Since most of these ADS-B collection sites are patchworks of unofficial/best effort, that seems like a great attack vector for nation state-level spoofing to interrupt flight planning, capacity planning, other tertiary air transport operations, and make civilians nervous. It's analogous to "hobby" code running key infrastructure of the internet without serious processes and auditing, testing, and verification.

It would be far better and more reliable to have the FAA do it by providing authoritative single source of truth as (selectively) open data rather than depend upon the whims / greed / sloppiness of an over-privatized utility. ATCs need and/or have this data anyhow, so in the future, it should be provided.

How do less neoliberal European countries do it?

  • habinero 20 days ago

    These are hobbyist sites, not critical infrastructure. Commercial aviation doesn't use them.

    > It's analogous to "hobby" code running key infrastructure of the internet

    I have some bad news my dude lol

aa_is_op 21 days ago

Isn't this actually illegal?

  • altairprime 21 days ago

    It’s not “illegal broadcast which engages the FAA and FCC to hunt you down” illegal, but that doesn’t exclude other prosecutions.

    • filleduchaos 20 days ago

      Other persecutions for what?
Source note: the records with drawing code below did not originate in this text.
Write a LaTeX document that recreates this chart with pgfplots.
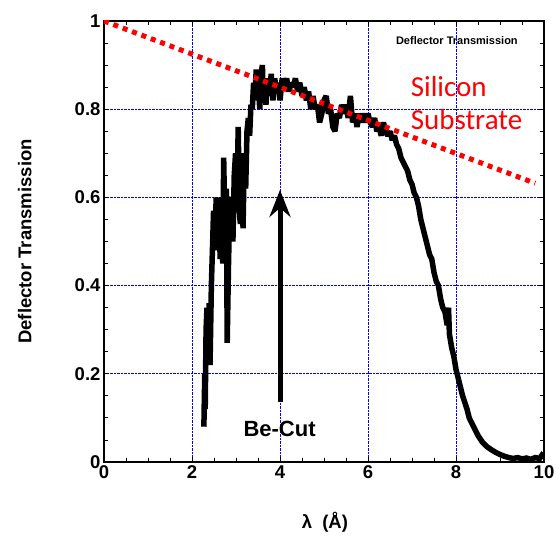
\documentclass[border=0pt]{standalone}
\usepackage{pgfplots}
\pgfplotsset{compat=1.18}
\usepackage{fontspec}
\setmainfont{Liberation Sans}
\newfontfamily\carlito{Carlito}
\usetikzlibrary{arrows.meta}

\pgfplotstableread{
x y
2.27 0.08
2.29 0.20
2.30 0.12
2.32 0.30
2.34 0.35
2.37 0.24
2.39 0.36
2.41 0.22
2.44 0.40
2.47 0.50
2.49 0.57
2.52 0.50
2.55 0.60
2.58 0.48
2.61 0.60
2.64 0.46
2.67 0.55
2.70 0.45
2.72 0.69
2.75 0.52
2.78 0.62
2.80 0.27
2.83 0.45
2.86 0.59
2.90 0.60
2.93 0.50
2.96 0.65
2.99 0.70
3.02 0.58
3.05 0.76
3.08 0.56
3.10 0.54
3.13 0.67
3.16 0.53
3.19 0.70
3.22 0.62
3.25 0.75
3.28 0.78
3.31 0.74
3.34 0.81
3.37 0.80
3.40 0.86
3.43 0.83
3.46 0.89
3.48 0.82
3.51 0.85
3.54 0.80
3.57 0.88
3.60 0.90
3.62 0.82
3.65 0.86
3.68 0.81
3.72 0.87
3.76 0.83
3.80 0.88
3.84 0.82
3.88 0.87
3.92 0.84
3.96 0.86
4.00 0.82
4.05 0.87
4.10 0.85
4.15 0.87
4.20 0.84
4.25 0.86
4.30 0.85
4.35 0.87
4.40 0.84
4.45 0.86
4.50 0.83
4.55 0.85
4.60 0.82
4.65 0.84
4.70 0.80
4.75 0.83
4.80 0.80
4.85 0.81
4.90 0.77
4.95 0.79
5.00 0.82
5.05 0.83
5.10 0.79
5.15 0.80
5.20 0.76
5.25 0.75
5.30 0.79
5.35 0.78
5.40 0.81
5.45 0.79
5.50 0.81
5.55 0.78
5.60 0.83
5.65 0.77
5.70 0.79
5.75 0.76
5.80 0.79
5.85 0.77
5.90 0.79
5.95 0.77
6.00 0.79
6.05 0.77
6.10 0.76
6.15 0.78
6.20 0.75
6.25 0.76
6.30 0.74
6.35 0.77
6.40 0.75
6.45 0.74
6.50 0.75
6.55 0.73
6.60 0.74
6.65 0.72
6.70 0.71
6.75 0.69
6.80 0.68
6.85 0.67
6.90 0.66
6.95 0.64
7.00 0.63
7.05 0.61
7.10 0.60
7.15 0.58
7.20 0.55
7.25 0.53
7.30 0.51
7.35 0.49
7.40 0.47
7.45 0.46
7.50 0.43
7.55 0.41
7.60 0.40
7.65 0.37
7.70 0.35
7.75 0.34
7.80 0.31
7.83 0.35
7.85 0.29
7.90 0.26
7.95 0.24
8.00 0.21
8.05 0.19
8.10 0.17
8.15 0.15
8.20 0.135
8.25 0.12
8.30 0.10
8.35 0.09
8.40 0.08
8.50 0.06
8.60 0.045
8.70 0.035
8.80 0.028
8.90 0.022
9.00 0.017
9.10 0.013
9.20 0.010
9.30 0.008
9.40 0.010
9.50 0.007
9.60 0.009
9.70 0.006
9.80 0.010
9.90 0.008
9.95 0.015
10.0 0.010
}\measured

\pgfplotstableread{
x y
0 1
9.8 0.632
}\silicon

\begin{document}
\begin{tikzpicture}
\begin{axis}[
  scale only axis, width=440pt, height=441pt,
  xmin=0, xmax=10, ymin=0, ymax=1,
  xtick={0,2,4,6,8,10}, ytick={0,0.2,0.4,0.6,0.8,1},
  minor x tick num=3, minor y tick num=3,
  grid=major,
  major grid style={blue, densely dotted, line width=1pt},
  axis line style={line width=2.5pt},
  tick style={black, line width=0.8pt},
  tick align=inside,
  major tick length=5pt, minor tick length=4pt,
  /pgf/number format/assume math mode=true,
  tick label style={font=\fontsize{18.5}{20}\selectfont\bfseries},
  label style={font=\fontsize{18.5}{20}\selectfont\bfseries},
  xlabel={λ\ \ (Å)},
  ylabel={Deflector Transmission},
  xlabel style={at={(axis description cs:0.502,-0.136)}, anchor=center},
  ylabel style={at={(axis description cs:-0.18,0.5)}, anchor=center},
]
\addplot[black, line width=5.5pt, line join=miter, miter limit=2] table {\measured};
\addplot[red, line width=5pt, dash pattern=on 5pt off 5pt] table {\silicon};
\node[anchor=base west, text=red, font=\carlito\fontsize{29}{33}\selectfont, inner sep=0pt] at (axis cs:6.97,0.828) {Silicon};
\node[anchor=base west, text=red, font=\carlito\fontsize{29}{33}\selectfont, inner sep=0pt] at (axis cs:6.97,0.753) {Substrate};
\node[font=\bfseries\fontsize{22}{24}\selectfont] at (axis cs:3.99,0.075) {Be-Cut};
\node[font=\bfseries\fontsize{11}{12}\selectfont] at (axis cs:8.02,0.955) {Deflector Transmission};
\draw[line width=5pt, -{Stealth[length=27pt,width=21pt,inset=9pt]}] (axis cs:4,0.136) -- (axis cs:4,0.617);
\end{axis}
\pgfresetboundingbox
\path ([shift={(-104pt,-80pt)}]current axis.south west) rectangle ([shift={(15pt,21pt)}]current axis.north east);
\end{tikzpicture}
\end{document}
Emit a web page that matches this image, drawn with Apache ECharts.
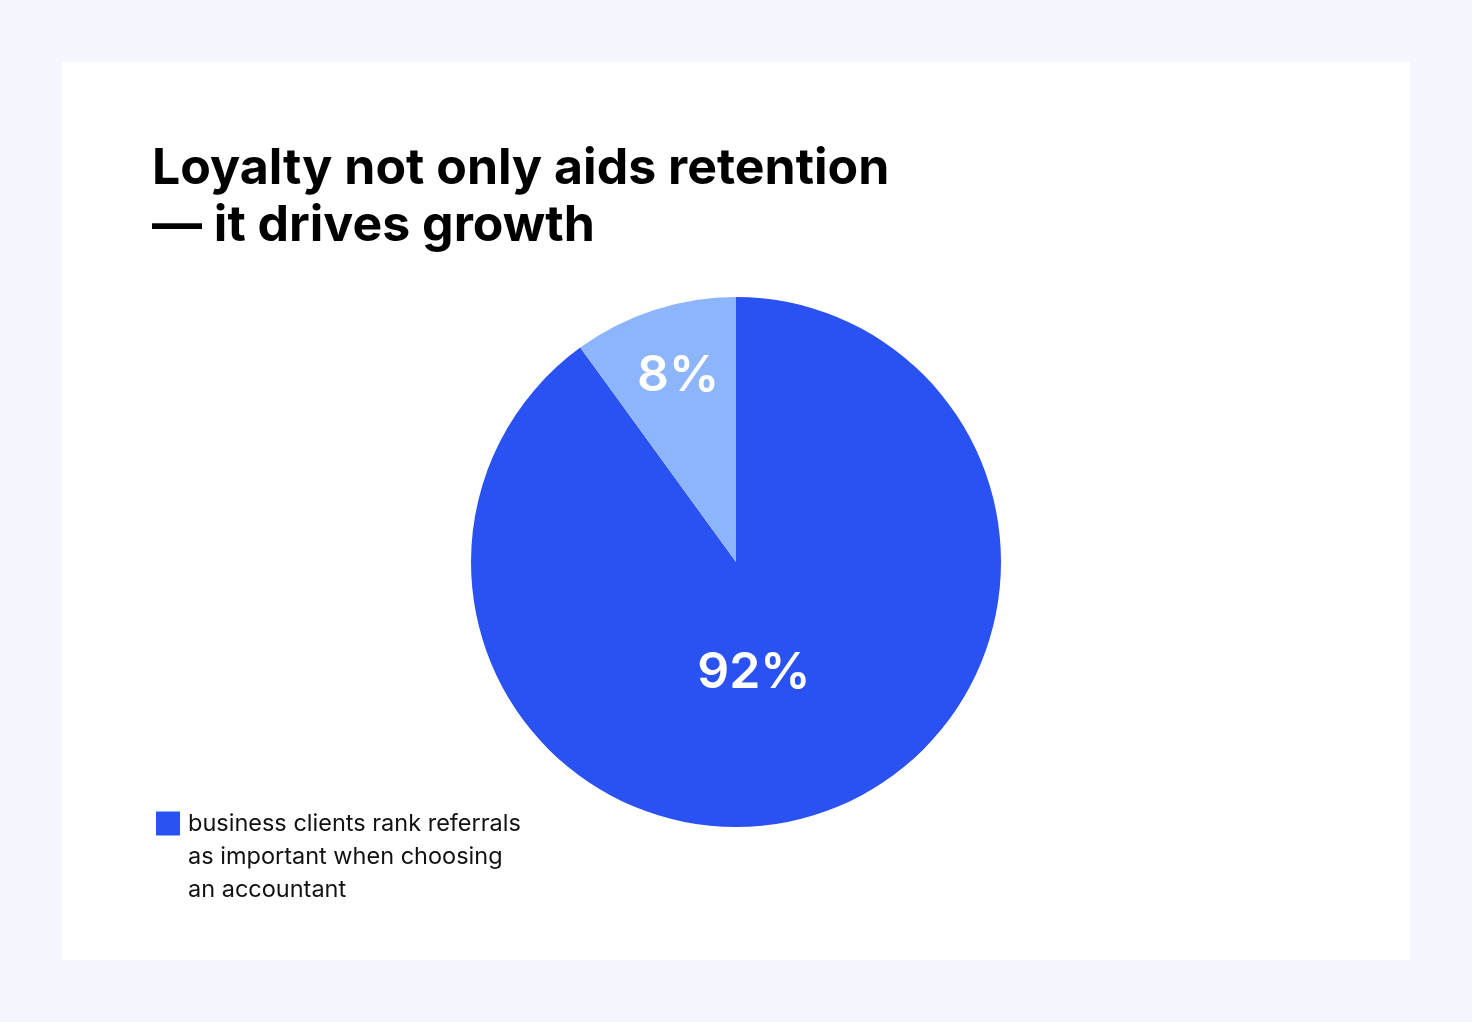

Sending crap data to an API is not a crime.

      • altairprime 20 days ago

        It's literally "computer fraud and abuse" in every sense of the word, so one assumes that an avenue of potential prosecution and possible conviction would be under the CFAA act. This does not, of course, guarantee that a conviction would be made and upheld at appeal, but this community is quite familiar with the dire harm that federal prosecution for misuse of computer services can impose on individuals, no matter how misguided that prosecution may be. Prosecution can be wielded as a form of persecution that does not require a conviction as outcome to be successful, and that is the a pressing risk now faced by whoever did this.

dayyan 21 days ago

Hilarious

andrewstuart 21 days ago

Please explain the tech.

  • sneak 21 days ago

    ADS-B is packet data telemetry broadcast unencrypted and unauthenticated by aircraft on 1090MHz.

    Anyone can receive it, and many do. FlightRadar and others have networks of people with receivers that forward all received packets to central servers.

    The aircraft self-report location, heading, altitude, etc, so anyone can transmit packets making ghost planes.

    I am somewhat surprised nobody has stashed an ADS-B spoofer near ATL or AMS that just broadcasts tracks of A380 tail numbers crossing the runways perpendicular at 500 ft AGL or something. They have primary radar, sure, but I imagine there would still be a temporary disruption until people figured out what was going on.

    I think this is the first case I’ve seen of ADS-B spoofing in the wild.

    EDIT: this was spoofed reports to the data aggregators via the internet, not broadcast on radio waves. I’ve still never seen or heard tell of RF ADS-B spoofing.

    • fc417fc802 21 days ago

      > I’ve still never seen or heard tell of RF ADS-B spoofing.

      Probably because the required expertise, effort, risk, and reward ratios don't work out. You can cause a minor disturbance that isn't particularly visible and in exchange get investigated by the FBI. Seems about as wise as attempting to graffiti the front gate of a military base.

    • pixl97 21 days ago

      Fake signals are not uncommon, but mostly accidental. They are dealt with very quickly when causing traffic control problems

      • sneak 21 days ago

        Sure, but traffic control problems can still be caused (temporarily) by abuse of the frequency/protocol by those intending to cause disruption.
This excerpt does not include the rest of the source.